## What is required:
Copy exactly the lines from the start of the material through the line with "t in tick_labels)". Pictures stay out of the copy.

## Provided material:
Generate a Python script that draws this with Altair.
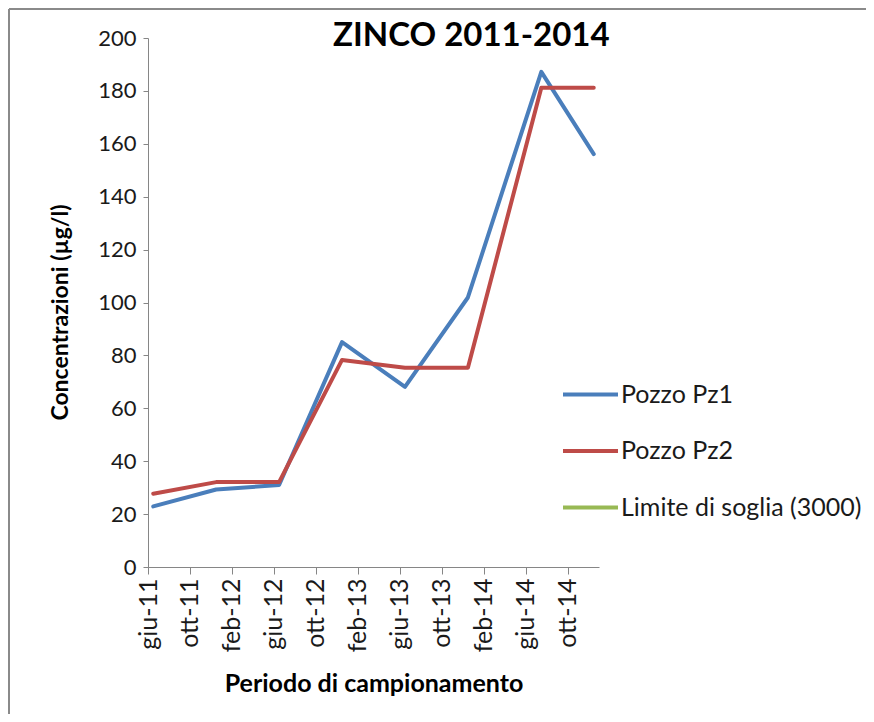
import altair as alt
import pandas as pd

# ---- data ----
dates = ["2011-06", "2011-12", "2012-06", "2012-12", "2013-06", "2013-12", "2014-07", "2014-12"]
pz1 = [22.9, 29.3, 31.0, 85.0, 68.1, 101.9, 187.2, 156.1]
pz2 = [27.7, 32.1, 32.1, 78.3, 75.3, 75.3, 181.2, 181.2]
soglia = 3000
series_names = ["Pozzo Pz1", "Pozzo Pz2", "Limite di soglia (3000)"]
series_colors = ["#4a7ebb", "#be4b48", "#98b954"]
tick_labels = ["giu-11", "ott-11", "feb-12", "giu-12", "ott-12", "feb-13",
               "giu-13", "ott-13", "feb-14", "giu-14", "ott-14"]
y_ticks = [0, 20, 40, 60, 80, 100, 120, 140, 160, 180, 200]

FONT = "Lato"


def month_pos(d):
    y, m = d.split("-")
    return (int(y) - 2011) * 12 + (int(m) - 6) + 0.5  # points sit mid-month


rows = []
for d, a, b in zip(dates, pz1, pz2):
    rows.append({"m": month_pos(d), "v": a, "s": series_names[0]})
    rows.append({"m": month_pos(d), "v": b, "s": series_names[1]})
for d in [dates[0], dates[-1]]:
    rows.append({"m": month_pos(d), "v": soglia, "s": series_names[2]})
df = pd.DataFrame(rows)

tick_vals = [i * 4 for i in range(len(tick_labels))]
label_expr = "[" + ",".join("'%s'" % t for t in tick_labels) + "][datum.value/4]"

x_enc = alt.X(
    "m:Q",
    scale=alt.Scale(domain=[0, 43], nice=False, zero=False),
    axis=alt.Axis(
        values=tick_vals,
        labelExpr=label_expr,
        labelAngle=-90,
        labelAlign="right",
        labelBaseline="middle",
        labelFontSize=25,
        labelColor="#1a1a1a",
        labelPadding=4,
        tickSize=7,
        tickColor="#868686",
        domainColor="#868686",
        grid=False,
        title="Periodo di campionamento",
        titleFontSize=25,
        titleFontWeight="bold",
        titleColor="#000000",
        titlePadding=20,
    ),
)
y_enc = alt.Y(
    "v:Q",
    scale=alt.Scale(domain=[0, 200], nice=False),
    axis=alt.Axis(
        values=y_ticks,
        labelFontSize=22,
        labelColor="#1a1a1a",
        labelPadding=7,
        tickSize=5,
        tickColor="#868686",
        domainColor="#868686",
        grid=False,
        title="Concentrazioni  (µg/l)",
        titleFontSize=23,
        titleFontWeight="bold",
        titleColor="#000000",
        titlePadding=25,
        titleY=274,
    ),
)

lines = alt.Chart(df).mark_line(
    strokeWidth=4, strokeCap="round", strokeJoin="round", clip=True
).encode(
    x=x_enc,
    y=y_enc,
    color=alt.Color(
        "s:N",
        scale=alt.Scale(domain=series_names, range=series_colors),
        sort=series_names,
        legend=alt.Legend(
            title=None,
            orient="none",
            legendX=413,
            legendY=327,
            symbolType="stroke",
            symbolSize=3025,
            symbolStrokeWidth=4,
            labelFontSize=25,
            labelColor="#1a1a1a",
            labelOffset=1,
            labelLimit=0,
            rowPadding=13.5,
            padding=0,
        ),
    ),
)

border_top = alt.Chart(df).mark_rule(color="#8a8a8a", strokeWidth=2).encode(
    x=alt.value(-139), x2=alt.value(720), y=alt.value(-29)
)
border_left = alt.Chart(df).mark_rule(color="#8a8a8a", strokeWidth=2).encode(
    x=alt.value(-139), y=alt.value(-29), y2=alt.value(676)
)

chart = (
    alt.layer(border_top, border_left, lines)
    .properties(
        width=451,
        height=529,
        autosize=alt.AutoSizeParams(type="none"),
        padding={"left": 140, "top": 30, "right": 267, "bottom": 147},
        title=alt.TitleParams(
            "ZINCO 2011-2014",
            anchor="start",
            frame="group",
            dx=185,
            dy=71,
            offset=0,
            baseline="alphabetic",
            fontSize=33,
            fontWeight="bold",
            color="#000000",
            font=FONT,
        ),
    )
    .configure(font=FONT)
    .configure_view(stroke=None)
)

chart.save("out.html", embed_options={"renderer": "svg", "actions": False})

## Result below:
Generate a Python script that draws this with Altair.
import altair as alt
import pandas as pd

# ---- data ----
dates = ["2011-06", "2011-12", "2012-06", "2012-12", "2013-06", "2013-12", "2014-07", "2014-12"]
pz1 = [22.9, 29.3, 31.0, 85.0, 68.1, 101.9, 187.2, 156.1]
pz2 = [27.7, 32.1, 32.1, 78.3, 75.3, 75.3, 181.2, 181.2]
soglia = 3000
series_names = ["Pozzo Pz1", "Pozzo Pz2", "Limite di soglia (3000)"]
series_colors = ["#4a7ebb", "#be4b48", "#98b954"]
tick_labels = ["giu-11", "ott-11", "feb-12", "giu-12", "ott-12", "feb-13",
               "giu-13", "ott-13", "feb-14", "giu-14", "ott-14"]
y_ticks = [0, 20, 40, 60, 80, 100, 120, 140, 160, 180, 200]

FONT = "Lato"


def month_pos(d):
    y, m = d.split("-")
    return (int(y) - 2011) * 12 + (int(m) - 6) + 0.5  # points sit mid-month


rows = []
for d, a, b in zip(dates, pz1, pz2):
    rows.append({"m": month_pos(d), "v": a, "s": series_names[0]})
    rows.append({"m": month_pos(d), "v": b, "s": series_names[1]})
for d in [dates[0], dates[-1]]:
    rows.append({"m": month_pos(d), "v": soglia, "s": series_names[2]})
df = pd.DataFrame(rows)

tick_vals = [i * 4 for i in range(len(tick_labels))]
label_expr = "[" + ",".join("'%s'" % t for t in tick_labels) + "][datum.value/4]"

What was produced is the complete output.